One of the classical motivations for studying detonations is the problem of deflagration to detonation transition (DDT). This is where a slow, ordinary flame, which propagates on the order of 10-100 m/s turns into a detonation that propagates at 2000-3000 m/s (At least in that order of magnitude). The ability to accurately predict this process is of great interest to many researchers; however, the computational study of the process is still not feasible with current computer technology. So then, why do we still study this phenomenon? Well, if we ever hope to fully understand DDT, it is also important to understand the underlying physics of detonation propagation. If we can do this properly in the present, then we should eventually be able to do DDT right as well.

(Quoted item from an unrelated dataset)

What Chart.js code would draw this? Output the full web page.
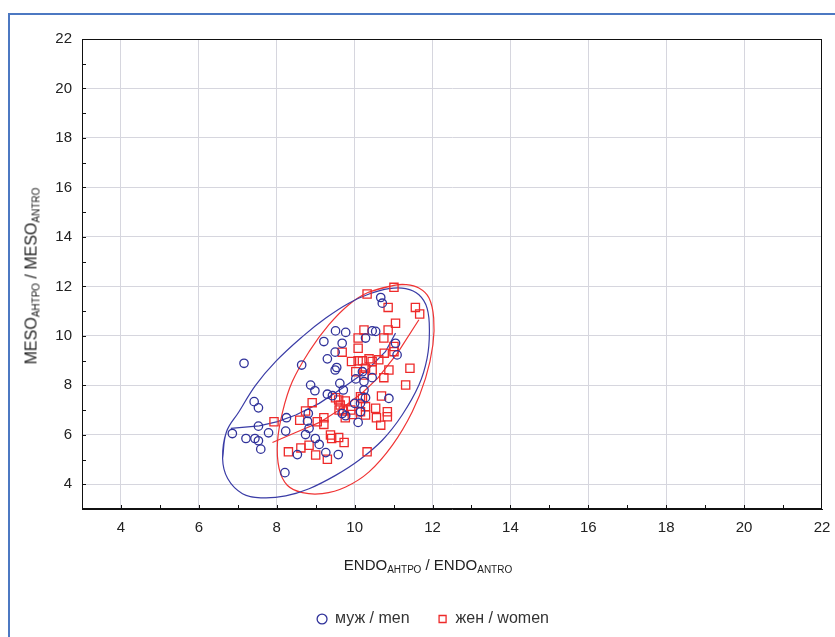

DDT is directly related to the problem of fuel-air explosions. The risk of fuel air explosions is important in connection with the transport and storage of liquid and gaseous petroluem products. In addition, there has been the question of the possibility of a hydrogen-air explosion occuring inside a nuclear reactor containment vessel. The consequences of such an explosion would be catastrophic.

Experiments

It may be true that only experiments will reveal the ultimate truth of what is going on. However, there are several problems with doing experimental work with detonations that makes numerical simulation an attractive alternative. The experiments can be very costly and also dangerous to a certian extent. In addition, since the length and time scales associated with a detonation are so short, it is hard for experiments to reveal the detailed behaviour of a detonation. Numerical models at least allow us to study, in detail, the behaviour of a detonation over the short time and length scales involved.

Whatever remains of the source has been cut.